# Prayers needed please.



## angbaby4974 (Apr 28, 2009)

Haven't been on too much in the last few days.  I found out Sunday morning that my youngest brother was killed in a car accident late Saturday night.  Things are really crazy right now, to say the leaset.  My brother is flying in from Japan & his flight gets in tonight, the funeral is tomorrow & my kids have TAKS tests this week.  My wonderful husband is taking care of them, I'm picking my brother up from the airport, & heading to my parent's house tonight.  I went there yesterday (it's a 3 hr drive) and came back home last night.  I could really use all the prayers, vibes & good thoughts you guys could spare.


----------



## SimplyE (Apr 28, 2009)

I am so incredibily sorry to hear about your brother.  What a tragedy.  Know that we are sending positive energy and strength for you and your family at such a terrible time.  Wishing you the best through all of this...


----------



## Guest (Apr 28, 2009)

I am so sorry this happened, if you need to talk I am here.


----------



## Guest (Apr 28, 2009)

{{{{{{{{angbaby}}}}}}} 
I am so sorry for your loss , prayers  and good vibes being sent to you and your family . I think we will all be thinking of you often and sending thoughts for the strength you and your  family need  to get through this tragedy.
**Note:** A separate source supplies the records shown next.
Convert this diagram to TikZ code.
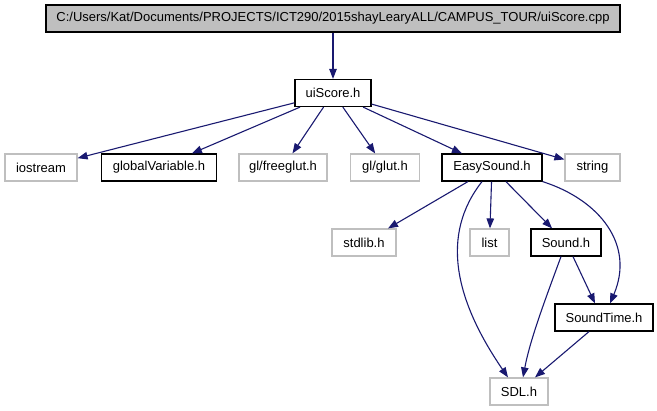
\documentclass[tikz,border=0pt]{standalone}
\usepackage{fontspec}
\setmainfont{Liberation Sans}
\usetikzlibrary{
  arrows.meta,
  calc
}
\definecolor{edgeblue}{RGB}{25, 25, 112}
\definecolor{boxgray}{RGB}{191, 191, 191}
\tikzset{
  % Fayl qutilari
  docbox/.style  = {draw=black, line width=1.2pt, fill=white, inner sep=0pt,
                    minimum height=27pt, font=\fontsize{13}{15}\selectfont},
  extbox/.style  = {docbox, draw=boxgray},
  rootbox/.style = {docbox, fill=boxgray},
  % Include strelkalari
  incl/.style    = {draw=edgeblue, line width=1.1pt, -{Triangle[length=10pt, width=7.5pt]}},
}

\begin{document}
\begin{tikzpicture}[x=1pt, y=-1pt]
  \useasboundingbox (0,0) rectangle (657,411);
  % Qutilar
  \node[rootbox, minimum width=574pt] (cpp) at (333, 18.5)
    {C:/Users/Kat/Documents/PROJECTS/ICT290/2015shayLearyALL/CAMPUS\_TOUR/uiScore.cpp};
  \node[docbox, minimum width=76pt]  (ui)     at (333, 93)    {uiScore.h};
  \node[extbox, minimum width=72pt]  (io)     at (41, 167.5)  {iostream};
  \node[docbox, minimum width=115pt] (gvar)   at (159, 167.5) {globalVariable.h};
  \node[extbox, minimum width=88pt]  (fglut)  at (283, 167.5) {gl/freeglut.h};
  \node[extbox, minimum width=69pt]  (glut)   at (385, 167.5) {gl/glut.h};
  \node[docbox, minimum width=100pt] (easy)   at (492, 167.5) {EasySound.h};
  \node[extbox, minimum width=55pt]  (str)    at (592.5, 167.5) {string};
  \node[extbox, minimum width=64pt]  (stdlib) at (364, 242.5) {stdlib.h};
  \node[extbox, minimum width=39pt]  (list)   at (489.5, 242.5) {list};
  \node[docbox, minimum width=70pt]  (sound)  at (566, 242.5) {Sound.h};
  \node[docbox, minimum width=98pt]  (stime)  at (604, 317.5) {SoundTime.h};
  \node[extbox, minimum width=58pt]  (sdl)    at (519, 391.5) {SDL.h};
  % Strelkalar
  \draw[incl] (cpp) -- (ui);
  \draw[incl] (ui) -- (io);
  \draw[incl] (ui) -- (gvar);
  \draw[incl] (ui) -- (fglut);
  \draw[incl] (ui) -- (glut);
  \draw[incl] (ui) -- (easy);
  \draw[incl] (ui) -- (str);
  \draw[incl] (easy) -- (stdlib);
  \draw[incl] (easy) -- (list);
  \draw[incl] (easy) -- (sound);
  \draw[incl] ($(easy.south)+(-10,0)$) .. controls (440,235) and (455,300) .. ($(sdl.north)+(-11,0)$);
  \draw[incl] (easy.south east) .. controls (600,200) and (635,245) .. ($(stime.north)+(6,0)$);
  \draw[incl] ($(sound.south)+(-5,0)$) .. controls (545,300) and (530,340) .. ($(sdl.north)+(4,0)$);
  \draw[incl] ($(sound.south)+(7,0)$) -- ($(stime.north)+(-9,0)$);
  \draw[incl] ($(stime.south)+(-15,0)$) -- ($(sdl.north)+(16,0)$);
\end{tikzpicture}
\end{document}
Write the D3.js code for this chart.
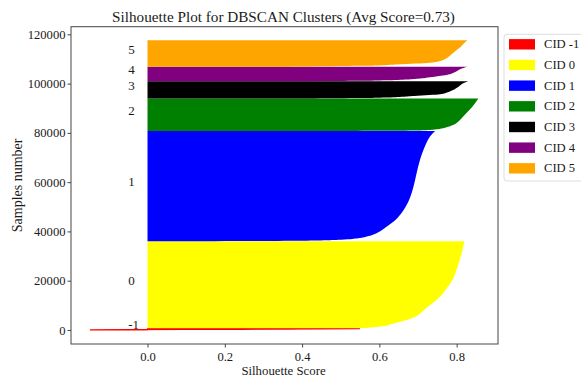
<!DOCTYPE html>
<html>
<head>
<meta charset="utf-8">
<script src="https://cdn.jsdelivr.net/npm/d3@7"></script>
<style>
  html, body { margin: 0; padding: 0; background: #fff; }
  svg { display: block; }
</style>
</head>
<body>
<svg id="chart" width="581" height="381"></svg>
<script>
// ---- data ----
const clusterIds = ["-1", "0", "1", "2", "3", "4", "5"];
const clusterColors = ["red", "yellow", "blue", "green", "black", "purple", "orange"];
// cumulative sample boundaries of each cluster block [start, end]
const clusterBounds = [[0, 500], [500, 36000], [36000, 80800], [80800, 94000],
                       [94000, 101000], [101000, 106800], [106800, 117600]];
// sorted silhouette profile of each cluster: [sample number, silhouette value]
const profileNoise = [[0, -0.149], [120, -0.05], [250, 0.2], [400, 0.45], [500, 0.55]];
const profile0 = [[500, 0.53], [800, 0.56], [1300, 0.60], [2500, 0.635], [4000, 0.67], [6000, 0.70],
                  [8000, 0.715], [10500, 0.735], [13500, 0.757], [17000, 0.775], [20500, 0.79],
                  [24500, 0.80], [28500, 0.808], [32500, 0.815], [36000, 0.82]];
const profile1 = [[36000, 0.05], [36200, 0.40], [36600, 0.50], [37200, 0.545], [38000, 0.57],
                  [39500, 0.595], [41500, 0.615], [44000, 0.637], [47000, 0.655], [50000, 0.668],
                  [54000, 0.68], [58000, 0.688], [62000, 0.694], [66000, 0.70], [70000, 0.707],
                  [73000, 0.714], [76000, 0.722], [78500, 0.731], [80800, 0.744]];
const profile2 = [[80800, 0.40], [80900, 0.65], [81100, 0.72], [81500, 0.75], [82200, 0.772],
                  [83200, 0.791], [84800, 0.806], [86600, 0.817], [88500, 0.828], [90500, 0.84],
                  [92300, 0.849], [94000, 0.856]];
const profile3 = [[94000, 0.40], [94300, 0.60], [95000, 0.69], [95650, 0.757], [96500, 0.777],
                  [97400, 0.791], [98700, 0.805], [100100, 0.817], [101000, 0.83]];
const profile4 = [[101000, 0.40], [101300, 0.60], [102000, 0.70], [102600, 0.731], [103500, 0.774],
                  [104600, 0.795], [105800, 0.809], [106800, 0.828]];
const profile5 = [[106800, 0.35], [107200, 0.55], [107800, 0.645], [108500, 0.731], [109300, 0.76],
                  [110300, 0.774], [111800, 0.786], [113600, 0.80], [115200, 0.812], [116500, 0.82],
                  [117600, 0.828]];
const profiles = [profileNoise, profile0, profile1, profile2, profile3, profile4, profile5];
const xTicks = [0.0, 0.2, 0.4, 0.6, 0.8];
const yTicks = [0, 20000, 40000, 60000, 80000, 100000, 120000];
const titleText = "Silhouette Plot for DBSCAN Clusters (Avg Score=0.73)";
const xLabel = "Silhouette Score";
const yLabel = "Samples number";
const labelX = -0.05;

// ---- layout ----
const FONT = '"Liberation Serif", "Times New Roman", Tinos, serif';
const L = 71, R = 498, T = 26.7, B = 344;
const svg = d3.select("#chart");
const x = d3.scaleLinear().domain([-0.198, 0.907]).range([L, R]);
const y = d3.scaleLinear().domain([-5700, 123100]).range([B, T]);
const ink = "#1a1a1a";

// clusters
const area = d3.area()
  .y(d => y(d[0]))
  .x0(() => x(0))
  .x1(d => x(d[1]))
  .curve(d3.curveMonotoneY);

const g = svg.append("g");
profiles.forEach((p, i) => {
  g.append("path").attr("d", area(p)).attr("fill", clusterColors[i]).attr("stroke", "none");
});
// noise cluster is a thin band: draw its outline so it stays visible
g.append("path").attr("d", area(profileNoise)).attr("fill", "none")
  .attr("stroke", "red").attr("stroke-width", 1.2);

// cluster labels
clusterIds.forEach((id, i) => {
  const mid = (clusterBounds[i][0] + clusterBounds[i][1]) / 2;
  svg.append("text").attr("x", x(labelX)).attr("y", y(mid))
    .style("font-family", FONT).style("font-size", "13px").attr("fill", ink).text(id);
});

// axes
const xAxis = d3.axisBottom(x).tickValues(xTicks).tickFormat(d3.format(".1f")).tickSize(3.5).tickPadding(5);
const yAxis = d3.axisLeft(y).tickValues(yTicks).tickFormat(d => String(d)).tickSize(3.5).tickPadding(2);
const gx = svg.append("g").attr("transform", `translate(0,${B})`).call(xAxis);
const gy = svg.append("g").attr("transform", `translate(${L},0)`).call(yAxis);
[gx, gy].forEach(a => {
  a.attr("font-family", null).attr("font-size", null);
  a.select(".domain").remove();
  a.selectAll("line").attr("stroke", "#444");
  a.selectAll("text").style("font-size", "12.6px").attr("fill", ink)
    .style("font-family", FONT);
});

// frame
svg.append("rect").attr("x", L).attr("y", T).attr("width", R - L).attr("height", B - T)
  .attr("fill", "none").attr("stroke", "#444").attr("stroke-width", 1);

// title & labels
svg.append("text").attr("x", (L + R) / 2 - 1).attr("y", 22).attr("text-anchor", "middle")
  .style("font-family", FONT).style("font-size", "15.2px").attr("fill", ink).text(titleText);
svg.append("text").attr("x", (L + R) / 2 - 1).attr("y", 375).attr("text-anchor", "middle")
  .style("font-family", FONT).style("font-size", "12.8px").attr("fill", ink).text(xLabel);
svg.append("text").attr("transform", `translate(22,${(T + B) / 2}) rotate(-90)`)
  .attr("text-anchor", "middle").style("font-family", FONT).style("font-size", "14px")
  .attr("fill", ink).text(yLabel);

// legend
const lg = svg.append("g");
lg.append("rect").attr("x", 504).attr("y", 34.3).attr("width", 90).attr("height", 146.7)
  .attr("rx", 3).attr("fill", "#fff").attr("stroke", "#ddd");
clusterIds.forEach((id, i) => {
  const cy = 44.3 + i * 20.67;
  lg.append("rect").attr("x", 509).attr("y", cy - 5.2).attr("width", 26).attr("height", 10.4)
    .attr("fill", clusterColors[i]);
  lg.append("text").attr("x", 544).attr("y", cy).attr("dominant-baseline", "central")
    .style("font-family", FONT).style("font-size", "12.6px").attr("fill", ink).text("CID " + id);
});
</script>
</body>
</html>
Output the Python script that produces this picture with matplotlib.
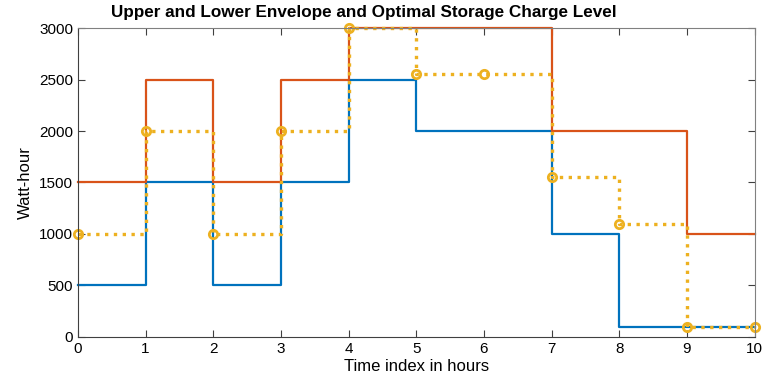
import numpy as np
import matplotlib.pyplot as plt

plt.rcParams['font.family'] = ['Liberation Sans', 'DejaVu Sans']

# datos
horas = [0, 1, 2, 3, 4, 5, 6, 7, 8, 9, 10]
envolvente_inf = [500, 1500, 500, 1500, 2500, 2000, 2000, 1000, 100, 100, 100]
envolvente_sup = [1500, 2500, 1500, 2500, 3000, 3000, 3000, 2000, 2000, 1000, 1000]
carga_optima = [1000, 2000, 1000, 2000, 3000, 2550, 2550, 1550, 1100, 100, 100]

fig = plt.figure(figsize=(7.63, 3.85), dpi=100)
ax = fig.add_axes([0.102, 0.125, 0.887, 0.802])

ax.step(horas, envolvente_inf, where="post", color="#0072BD", linewidth=1.6,
        clip_on=False)
ax.step(horas, envolvente_sup, where="post", color="#D95319", linewidth=1.6,
        clip_on=False)
ax.step(horas, carga_optima, where="post", color="#EDB120", linewidth=2.4,
        linestyle=":", clip_on=False)
ax.plot(horas, carga_optima, linestyle="none", marker="o", markersize=6,
        markerfacecolor="none", markeredgecolor="#EDB120", markeredgewidth=2,
        clip_on=False)

ax.set_xlim(0, 10)
ax.set_ylim(0, 3000)
ax.set_xticks(range(0, 11))
ax.set_yticks(range(0, 3001, 500))
ax.tick_params(direction="in", top=True, right=True, labelsize=11,
               color="#404040", length=5)
for s in ax.spines.values():
    s.set_color("#808080")
ax.spines["bottom"].set_color("#404040")
ax.spines["left"].set_color("#404040")

# título desplazado a la izquierda como en el original
fig.text(0.477, 0.968, "Upper and Lower Envelope and Optimal Storage Charge Level",
         fontsize=12.3, fontweight="bold", ha="center", va="center")
ax.set_xlabel("Time index in hours", fontsize=12, labelpad=2)
ax.set_ylabel("Watt-hour", fontsize=12, labelpad=4)

fig.savefig("out.png", dpi=100)
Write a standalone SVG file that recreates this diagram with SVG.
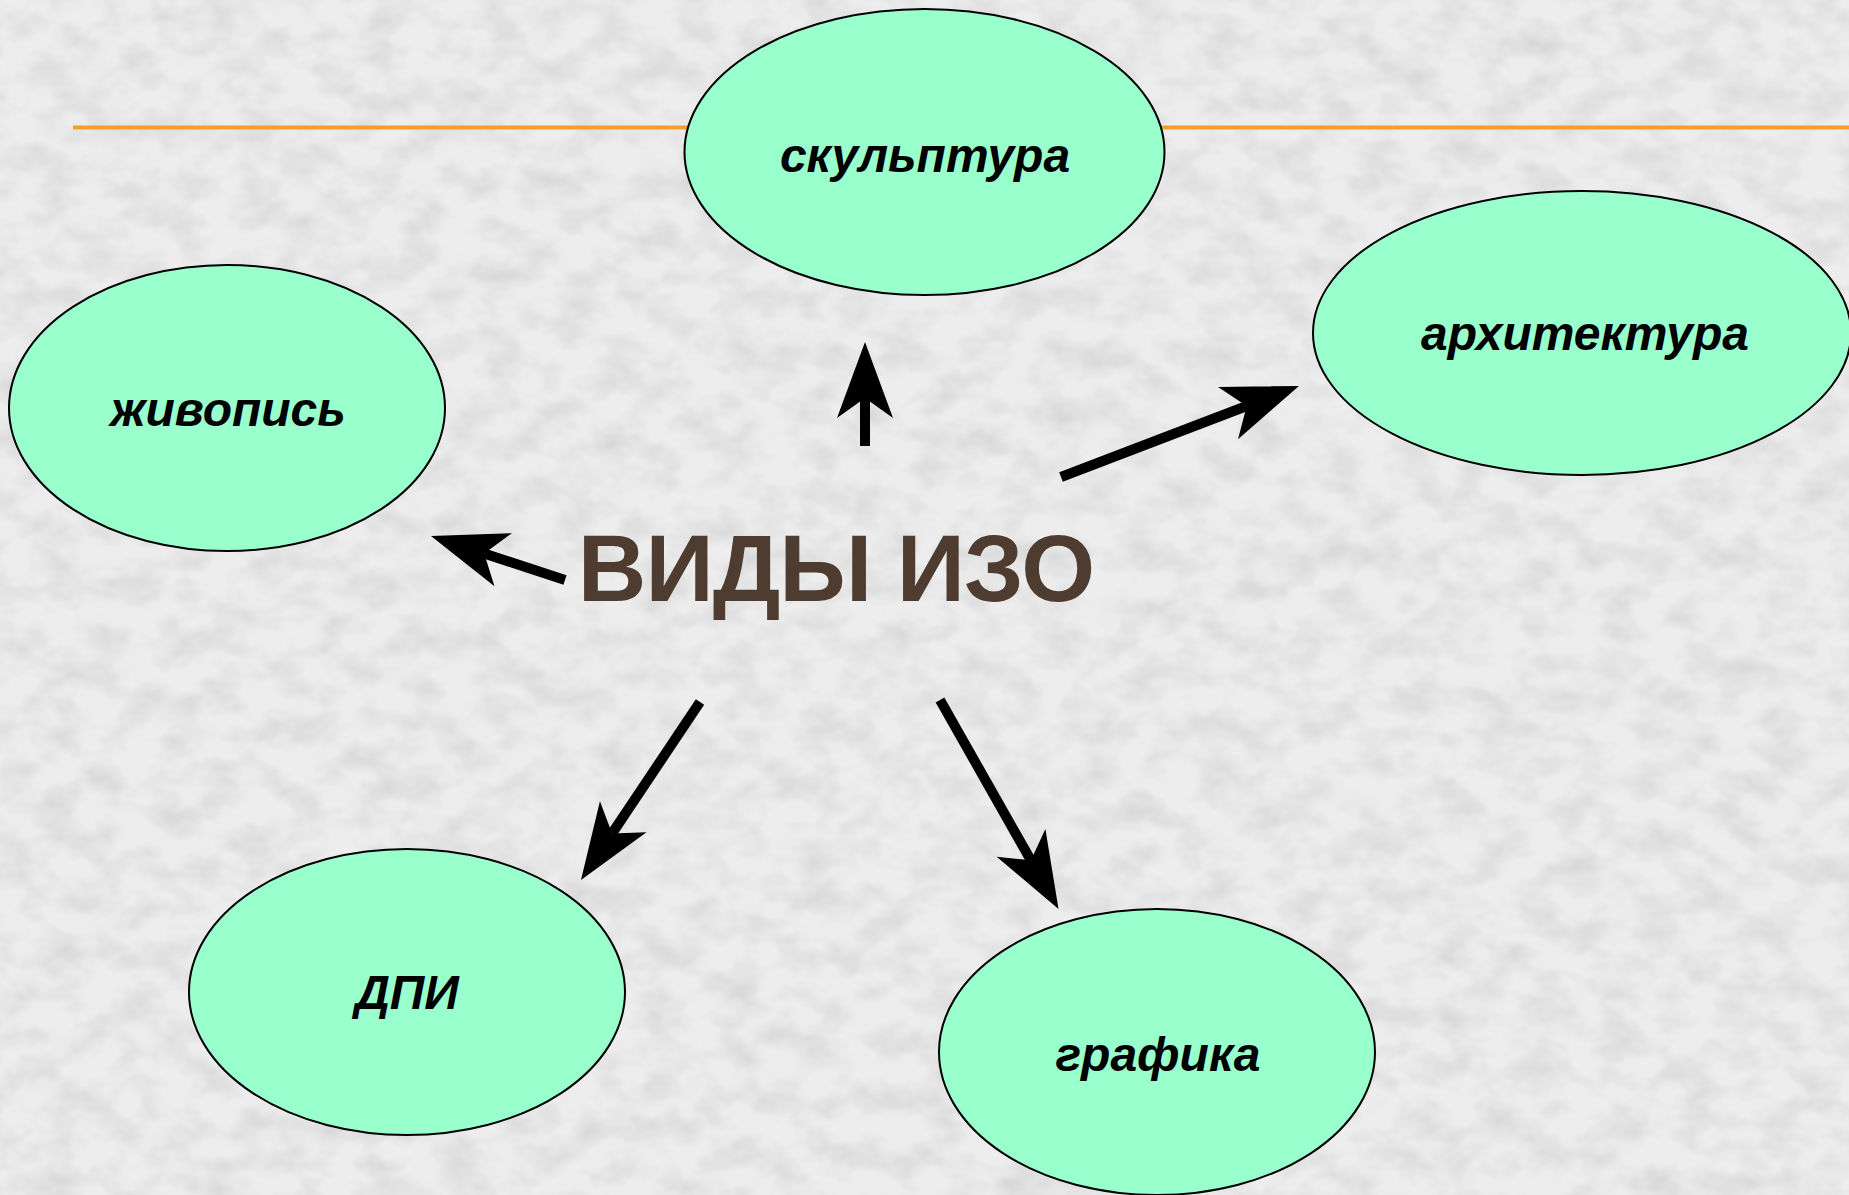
<svg xmlns="http://www.w3.org/2000/svg" width="1849" height="1195" viewBox="0 0 1849 1195">
  <defs>
    <filter id="noise" x="0" y="0" width="100%" height="100%">
      <feTurbulence type="fractalNoise" baseFrequency="0.025 0.035" numOctaves="3" seed="7" result="t"/>
      <feColorMatrix type="matrix" in="t" values="0 0 0 0 0.55  0 0 0 0 0.55  0 0 0 0 0.55  -1.6 0 0 0 1.0"/>
    </filter>
    <marker id="arrow" markerUnits="userSpaceOnUse" viewBox="0 -28 76 56" markerWidth="76" markerHeight="56" refX="20" refY="0" orient="auto" overflow="visible">
      <path d="M76,0 L0,-28 L20,0 L0,28 Z" fill="#000"/>
    </marker>
    <style>
      .node ellipse { fill: #99FFCC; stroke: #000; stroke-width: 2; }
      .node text { font-family: "Liberation Sans", Arial, sans-serif; font-weight: bold; font-style: italic; font-size: 48px; fill: #000; text-anchor: middle; }
      .conn line { stroke: #000; stroke-width: 10; marker-end: url(#arrow); }
      .title { font-family: "Liberation Sans", Arial, sans-serif; font-weight: bold; font-size: 95px; fill: #4F3C30; }
    </style>
  </defs>
  <rect x="0" y="0" width="1849" height="1195" fill="#EDEDED"/>
  <rect x="0" y="0" width="1849" height="1195" filter="url(#noise)" opacity="0.6"/>
  <line x1="73" y1="127.5" x2="1849" y2="127.5" stroke="#F0A030" stroke-width="4"/>

  <g id="conn" class="conn">
    <line x1="865" y1="446" x2="865" y2="398"/>
    <line x1="1061" y1="477" x2="1246.7" y2="406"/>
    <line x1="565" y1="580" x2="484.2" y2="553.5"/>
    <line x1="700" y1="702" x2="612.1" y2="833.4"/>
    <line x1="940" y1="700" x2="1030.9" y2="860.3"/>
  </g>

  <g id="node-sculpture" class="node">
    <ellipse cx="924.5" cy="152" rx="240" ry="143"/>
    <text x="925" y="172">скульптура</text>
  </g>
  <g id="node-architecture" class="node">
    <ellipse cx="1582" cy="333" rx="269" ry="142"/>
    <text x="1585" y="350">архитектура</text>
  </g>
  <g id="node-painting" class="node">
    <ellipse cx="227" cy="408" rx="218" ry="143"/>
    <text x="228" y="426">живопись</text>
  </g>
  <g id="node-dpi" class="node">
    <ellipse cx="407" cy="992" rx="218" ry="143"/>
    <text x="407" y="1009">ДПИ</text>
  </g>
  <g id="node-graphics" class="node">
    <ellipse cx="1157" cy="1052" rx="218" ry="143"/>
    <text x="1158" y="1071">графика</text>
  </g>
  <g id="node-center">
    <text class="title" x="836" y="601" text-anchor="middle" letter-spacing="-1">ВИДЫ ИЗО</text>
  </g>
</svg>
My heart goes out to you.


kitn


----------



## Lindy (Apr 28, 2009)

{{{Angbaby}}} I am so sorry this has happened - I know what you're going through as I lost my Big Brother a coulple of years ago.  My prayers, heart and healing wishes are with you and your family...

BIG HUGS
Lindy


----------



## Sibi (Apr 28, 2009)

I will definitely keep you and your family in my prayers.  Take care!


----------



## Deda (Apr 28, 2009)

Oh, Ang - I am so so sorry.  Your family will be in our thoughts.


----------



## Dixie (Apr 28, 2009)

Sorry for your loss. I'll say a prayer for you and your family. Hugs


----------



## Bigmoose (Apr 28, 2009)

Sorry for your loss.  You can count on prayers from my wife and I.

Bruce


----------



## Vinca Leaf (Apr 28, 2009)

Big, big hugs honey.  This must be so hard.


----------



## surf girl (Apr 28, 2009)

Oh.   :cry:  I am so sorry for your loss.


----------



## Tabitha (Apr 28, 2009)

Your family will be in our thoughts.

I lost my little brother 2 years ago. Doesn't seem real does it?


----------



## topcat (Apr 28, 2009)

Ang, know we are all proud of you too....you are a strong woman who can do what needs to be done, but make sure your needs are met through this time too.

Hugs & Prayers,

Tanya


----------



## I love soap! (Apr 28, 2009)

My condolences, I will be praying for you


----------



## rszuba (Apr 29, 2009)

oh ang, soo sorry to hear this. you and yours are on my prayer list, as well as my sisters.


----------



## Galavanting Gifts (Apr 29, 2009)

angbaby, i'm not sure I can tell you anything different than what everyone has already said so I just want you to know I really do feel for you and your family and you will be in my prayers, may the Lord mend your heart and brokeness with much love and gentleness.

Special and caring hugs here from Australia.


----------



## kwahlne (Apr 29, 2009)

How awful...!  I'm so sorry your family is going through this terrible tragedy.  You are in my thoughts and prayers.  Hang in there.


----------



## Gracie (Apr 29, 2009)

My prayers are with you and your family, during this difficult time.

God Bless You.


----------



## heyjude (Apr 30, 2009)

So very sorry to read your post. I add my condolences to the long list of supporters before me. 

Take Care,

Jude


----------



## angbaby4974 (May 1, 2009)

Thank you's to everyone.  Your thoughts & prayers are deeply appreciated.  I wanted to post something on here last night, but couldn't get through the tears.  It's so wonderful to know that all of you, my friends, whom I have yet to meet in person, have so many kind words for me.  Today was a new day, and the beginning of the healing process.  I will miss my brother forever, but I am slowly coming to terms with his absence.

I just wanted to let you all know how wonderful you are.  Thank you from the bottom of my heart


----------



## topcat (May 1, 2009)

{{{Hugs}}} ange....

Tanya


----------



## ChrissyB (May 2, 2009)

Ang, I am so sorry that I didn't see this sooner, how did I miss it?
I am so sorry for your loss. The next few days and weeks are going to be hard for you. You are in my prayers and thoughts, and know that there are a lot of people on this forum that care a lot about you.
If you need anything, and I mean anything, please let someone on here know, between us all I am sure that we can offer you help in any way that you need it.
Chrissy
xx


----------



## angbaby4974 (May 4, 2009)

You guys have been great!  I really mean that.  It's soooo much easier to get on here & let off a little steam, or talk about  my latest soap, or get goodies ready for the swap.

I'm so sick of people coming up to me asking how I'm doing.  I mean, REALLY????  How do they think I'm doing?  Or telling me it will be alright, because believe me it's not alright & it won't ever be alright.

You guys, just lend an ear when I need it & a shoulder to lean on & I really appreciate it.

Thank you for all your support


----------